Supplied information
^^^^^^^^
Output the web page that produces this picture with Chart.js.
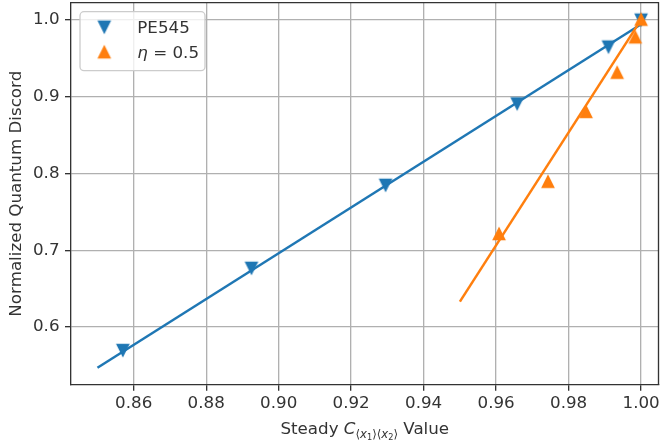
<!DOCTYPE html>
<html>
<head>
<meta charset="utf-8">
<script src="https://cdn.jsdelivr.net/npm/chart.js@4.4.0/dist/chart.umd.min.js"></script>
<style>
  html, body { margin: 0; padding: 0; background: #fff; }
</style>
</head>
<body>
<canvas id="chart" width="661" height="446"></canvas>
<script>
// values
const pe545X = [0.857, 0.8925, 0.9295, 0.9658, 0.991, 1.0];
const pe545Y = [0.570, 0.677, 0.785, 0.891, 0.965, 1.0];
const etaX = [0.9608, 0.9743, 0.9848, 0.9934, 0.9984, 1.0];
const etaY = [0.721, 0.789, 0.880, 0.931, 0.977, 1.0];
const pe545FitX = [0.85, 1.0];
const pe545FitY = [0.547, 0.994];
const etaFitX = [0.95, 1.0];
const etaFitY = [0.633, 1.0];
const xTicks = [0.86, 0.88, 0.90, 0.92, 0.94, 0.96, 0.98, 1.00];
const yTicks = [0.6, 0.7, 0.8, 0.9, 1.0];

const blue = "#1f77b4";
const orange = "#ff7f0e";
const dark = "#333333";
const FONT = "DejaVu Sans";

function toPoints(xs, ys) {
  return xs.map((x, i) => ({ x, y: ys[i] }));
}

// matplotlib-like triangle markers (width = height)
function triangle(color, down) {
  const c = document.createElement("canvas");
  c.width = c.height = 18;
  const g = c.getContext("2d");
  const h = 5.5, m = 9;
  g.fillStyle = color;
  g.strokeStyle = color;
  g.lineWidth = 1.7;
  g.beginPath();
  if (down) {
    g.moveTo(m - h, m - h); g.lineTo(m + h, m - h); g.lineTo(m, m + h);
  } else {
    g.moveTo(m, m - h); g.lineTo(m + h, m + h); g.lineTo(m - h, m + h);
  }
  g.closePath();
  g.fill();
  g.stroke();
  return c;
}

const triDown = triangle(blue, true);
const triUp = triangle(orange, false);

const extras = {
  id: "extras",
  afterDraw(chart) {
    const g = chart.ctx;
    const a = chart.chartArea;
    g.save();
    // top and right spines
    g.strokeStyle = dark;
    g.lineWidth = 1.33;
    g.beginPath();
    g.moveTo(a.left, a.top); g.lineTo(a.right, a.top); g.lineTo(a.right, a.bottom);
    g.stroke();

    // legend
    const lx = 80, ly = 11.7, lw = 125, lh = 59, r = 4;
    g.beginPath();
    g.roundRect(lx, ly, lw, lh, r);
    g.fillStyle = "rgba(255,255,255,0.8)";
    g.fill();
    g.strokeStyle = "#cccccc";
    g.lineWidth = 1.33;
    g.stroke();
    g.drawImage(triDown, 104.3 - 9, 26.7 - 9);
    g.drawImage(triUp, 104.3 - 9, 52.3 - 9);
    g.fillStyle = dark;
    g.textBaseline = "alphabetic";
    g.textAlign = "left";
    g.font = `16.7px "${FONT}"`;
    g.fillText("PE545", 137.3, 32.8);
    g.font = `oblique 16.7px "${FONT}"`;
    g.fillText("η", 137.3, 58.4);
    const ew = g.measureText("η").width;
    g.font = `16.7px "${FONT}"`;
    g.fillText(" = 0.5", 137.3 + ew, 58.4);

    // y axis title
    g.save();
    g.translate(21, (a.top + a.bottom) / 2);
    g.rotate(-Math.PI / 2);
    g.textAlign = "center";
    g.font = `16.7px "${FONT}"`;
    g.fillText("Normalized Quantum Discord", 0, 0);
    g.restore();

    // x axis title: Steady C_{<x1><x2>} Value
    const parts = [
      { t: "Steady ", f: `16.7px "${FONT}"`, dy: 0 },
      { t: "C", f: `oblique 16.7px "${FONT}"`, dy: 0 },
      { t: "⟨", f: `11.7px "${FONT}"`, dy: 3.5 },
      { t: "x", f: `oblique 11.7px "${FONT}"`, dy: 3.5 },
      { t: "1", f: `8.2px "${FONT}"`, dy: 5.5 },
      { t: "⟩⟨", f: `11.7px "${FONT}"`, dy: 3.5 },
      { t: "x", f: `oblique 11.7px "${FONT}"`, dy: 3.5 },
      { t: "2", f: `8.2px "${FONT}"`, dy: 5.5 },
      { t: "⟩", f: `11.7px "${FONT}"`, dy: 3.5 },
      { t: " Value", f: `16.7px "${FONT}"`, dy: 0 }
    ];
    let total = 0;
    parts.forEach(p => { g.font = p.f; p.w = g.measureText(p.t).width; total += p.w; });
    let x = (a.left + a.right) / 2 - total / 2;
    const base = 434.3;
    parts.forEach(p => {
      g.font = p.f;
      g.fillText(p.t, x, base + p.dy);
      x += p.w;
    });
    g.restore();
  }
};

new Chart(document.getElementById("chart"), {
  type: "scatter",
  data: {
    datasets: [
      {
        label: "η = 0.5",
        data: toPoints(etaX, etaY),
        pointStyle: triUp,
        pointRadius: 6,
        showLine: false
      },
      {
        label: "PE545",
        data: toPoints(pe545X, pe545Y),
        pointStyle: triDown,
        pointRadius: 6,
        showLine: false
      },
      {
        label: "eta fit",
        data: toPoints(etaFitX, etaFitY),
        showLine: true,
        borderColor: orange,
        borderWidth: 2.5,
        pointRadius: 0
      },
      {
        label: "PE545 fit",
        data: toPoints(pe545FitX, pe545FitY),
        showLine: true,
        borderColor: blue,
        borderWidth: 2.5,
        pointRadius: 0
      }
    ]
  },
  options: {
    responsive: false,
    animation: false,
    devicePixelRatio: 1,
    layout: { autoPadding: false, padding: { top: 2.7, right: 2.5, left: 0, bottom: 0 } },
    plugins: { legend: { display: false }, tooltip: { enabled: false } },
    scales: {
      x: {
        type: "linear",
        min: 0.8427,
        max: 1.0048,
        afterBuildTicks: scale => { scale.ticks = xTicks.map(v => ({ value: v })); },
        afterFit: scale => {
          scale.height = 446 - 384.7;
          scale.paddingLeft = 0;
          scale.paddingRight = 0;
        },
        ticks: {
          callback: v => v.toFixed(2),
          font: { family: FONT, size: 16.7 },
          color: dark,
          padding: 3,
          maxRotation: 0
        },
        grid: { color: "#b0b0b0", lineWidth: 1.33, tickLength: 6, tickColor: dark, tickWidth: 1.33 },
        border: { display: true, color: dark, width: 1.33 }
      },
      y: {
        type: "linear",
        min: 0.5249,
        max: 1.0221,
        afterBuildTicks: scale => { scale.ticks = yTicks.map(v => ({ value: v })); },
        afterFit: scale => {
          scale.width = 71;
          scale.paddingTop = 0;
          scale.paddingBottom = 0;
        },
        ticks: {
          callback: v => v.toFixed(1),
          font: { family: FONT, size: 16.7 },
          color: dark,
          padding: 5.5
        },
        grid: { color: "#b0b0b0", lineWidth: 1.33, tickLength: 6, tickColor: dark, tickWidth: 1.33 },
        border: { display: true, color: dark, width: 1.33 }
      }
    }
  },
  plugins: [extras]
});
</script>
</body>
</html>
^^^^^^^^
Job
Every line is to be duplicated exactly, though pictures stay out.

Completed task
Output the web page that produces this picture with Chart.js.
<!DOCTYPE html>
<html>
<head>
<meta charset="utf-8">
<script src="https://cdn.jsdelivr.net/npm/chart.js@4.4.0/dist/chart.umd.min.js"></script>
<style>
  html, body { margin: 0; padding: 0; background: #fff; }
</style>
</head>
<body>
<canvas id="chart" width="661" height="446"></canvas>
<script>
// values
const pe545X = [0.857, 0.8925, 0.9295, 0.9658, 0.991, 1.0];
const pe545Y = [0.570, 0.677, 0.785, 0.891, 0.965, 1.0];
const etaX = [0.9608, 0.9743, 0.9848, 0.9934, 0.9984, 1.0];
const etaY = [0.721, 0.789, 0.880, 0.931, 0.977, 1.0];
const pe545FitX = [0.85, 1.0];
const pe545FitY = [0.547, 0.994];
const etaFitX = [0.95, 1.0];
const etaFitY = [0.633, 1.0];
const xTicks = [0.86, 0.88, 0.90, 0.92, 0.94, 0.96, 0.98, 1.00];
const yTicks = [0.6, 0.7, 0.8, 0.9, 1.0];

const blue = "#1f77b4";
const orange = "#ff7f0e";
const dark = "#333333";
const FONT = "DejaVu Sans";

function toPoints(xs, ys) {
  return xs.map((x, i) => ({ x, y: ys[i] }));
}

// matplotlib-like triangle markers (width = height)
function triangle(color, down) {
  const c = document.createElement("canvas");
  c.width = c.height = 18;
  const g = c.getContext("2d");
  const h = 5.5, m = 9;
  g.fillStyle = color;
  g.strokeStyle = color;
  g.lineWidth = 1.7;
  g.beginPath();
  if (down) {
    g.moveTo(m - h, m - h); g.lineTo(m + h, m - h); g.lineTo(m, m + h);
  } else {
    g.moveTo(m, m - h); g.lineTo(m + h, m + h); g.lineTo(m - h, m + h);
  }
  g.closePath();
  g.fill();
  g.stroke();
  return c;
}

const triDown = triangle(blue, true);
const triUp = triangle(orange, false);

const extras = {
  id: "extras",
  afterDraw(chart) {
    const g = chart.ctx;
    const a = chart.chartArea;
    g.save();
    // top and right spines
    g.strokeStyle = dark;
    g.lineWidth = 1.33;
    g.beginPath();
    g.moveTo(a.left, a.top); g.lineTo(a.right, a.top); g.lineTo(a.right, a.bottom);
    g.stroke();

    // legend
    const lx = 80, ly = 11.7, lw = 125, lh = 59, r = 4;
    g.beginPath();
    g.roundRect(lx, ly, lw, lh, r);
    g.fillStyle = "rgba(255,255,255,0.8)";
    g.fill();
    g.strokeStyle = "#cccccc";
    g.lineWidth = 1.33;
    g.stroke();
    g.drawImage(triDown, 104.3 - 9, 26.7 - 9);
    g.drawImage(triUp, 104.3 - 9, 52.3 - 9);
    g.fillStyle = dark;
    g.textBaseline = "alphabetic";
    g.textAlign = "left";
    g.font = `16.7px "${FONT}"`;
    g.fillText("PE545", 137.3, 32.8);
    g.font = `oblique 16.7px "${FONT}"`;
    g.fillText("η", 137.3, 58.4);
    const ew = g.measureText("η").width;
    g.font = `16.7px "${FONT}"`;
    g.fillText(" = 0.5", 137.3 + ew, 58.4);

    // y axis title
    g.save();
    g.translate(21, (a.top + a.bottom) / 2);
    g.rotate(-Math.PI / 2);
    g.textAlign = "center";
    g.font = `16.7px "${FONT}"`;
    g.fillText("Normalized Quantum Discord", 0, 0);
    g.restore();

    // x axis title: Steady C_{<x1><x2>} Value
    const parts = [
      { t: "Steady ", f: `16.7px "${FONT}"`, dy: 0 },
      { t: "C", f: `oblique 16.7px "${FONT}"`, dy: 0 },
      { t: "⟨", f: `11.7px "${FONT}"`, dy: 3.5 },
      { t: "x", f: `oblique 11.7px "${FONT}"`, dy: 3.5 },
      { t: "1", f: `8.2px "${FONT}"`, dy: 5.5 },
      { t: "⟩⟨", f: `11.7px "${FONT}"`, dy: 3.5 },
      { t: "x", f: `oblique 11.7px "${FONT}"`, dy: 3.5 },
      { t: "2", f: `8.2px "${FONT}"`, dy: 5.5 },
      { t: "⟩", f: `11.7px "${FONT}"`, dy: 3.5 },
      { t: " Value", f: `16.7px "${FONT}"`, dy: 0 }
    ];
    let total = 0;
    parts.forEach(p => { g.font = p.f; p.w = g.measureText(p.t).width; total += p.w; });
    let x = (a.left + a.right) / 2 - total / 2;
    const base = 434.3;
    parts.forEach(p => {
      g.font = p.f;
      g.fillText(p.t, x, base + p.dy);
      x += p.w;
    });
    g.restore();
  }
};

new Chart(document.getElementById("chart"), {
  type: "scatter",
  data: {
    datasets: [
      {
        label: "η = 0.5",
        data: toPoints(etaX, etaY),
        pointStyle: triUp,
        pointRadius: 6,
        showLine: false
      },
      {
        label: "PE545",
        data: toPoints(pe545X, pe545Y),
        pointStyle: triDown,
        pointRadius: 6,
        showLine: false
      },
      {
        label: "eta fit",
        data: toPoints(etaFitX, etaFitY),
        showLine: true,
        borderColor: orange,
        borderWidth: 2.5,
        pointRadius: 0
      },
      {
        label: "PE545 fit",
        data: toPoints(pe545FitX, pe545FitY),
        showLine: true,
        borderColor: blue,
        borderWidth: 2.5,
        pointRadius: 0
      }
    ]
  },
  options: {
    responsive: false,
    animation: false,
    devicePixelRatio: 1,
    layout: { autoPadding: false, padding: { top: 2.7, right: 2.5, left: 0, bottom: 0 } },
    plugins: { legend: { display: false }, tooltip: { enabled: false } },
    scales: {
      x: {
        type: "linear",
        min: 0.8427,
        max: 1.0048,
        afterBuildTicks: scale => { scale.ticks = xTicks.map(v => ({ value: v })); },
        afterFit: scale => {
          scale.height = 446 - 384.7;
          scale.paddingLeft = 0;
          scale.paddingRight = 0;
        },
        ticks: {
          callback: v => v.toFixed(2),
          font: { family: FONT, size: 16.7 },
          color: dark,
          padding: 3,
          maxRotation: 0
        },
        grid: { color: "#b0b0b0", lineWidth: 1.33, tickLength: 6, tickColor: dark, tickWidth: 1.33 },
        border: { display: true, color: dark, width: 1.33 }
      },
      y: {
        type: "linear",
        min: 0.5249,
        max: 1.0221,
        afterBuildTicks: scale => { scale.ticks = yTicks.map(v => ({ value: v })); },
        afterFit: scale => {
          scale.width = 71;
          scale.paddingTop = 0;
          scale.paddingBottom = 0;
        },
        ticks: {
          callback: v => v.toFixed(1),
          font: { family: FONT, size: 16.7 },
          color: dark,
          padding: 5.5
        },
        grid: { color: "#b0b0b0", lineWidth: 1.33, tickLength: 6, tickColor: dark, tickWidth: 1.33 },
        border: { display: true, color: dark, width: 1.33 }
      }
    }
  },
  plugins: [extras]
});
</script>
</body>
</html>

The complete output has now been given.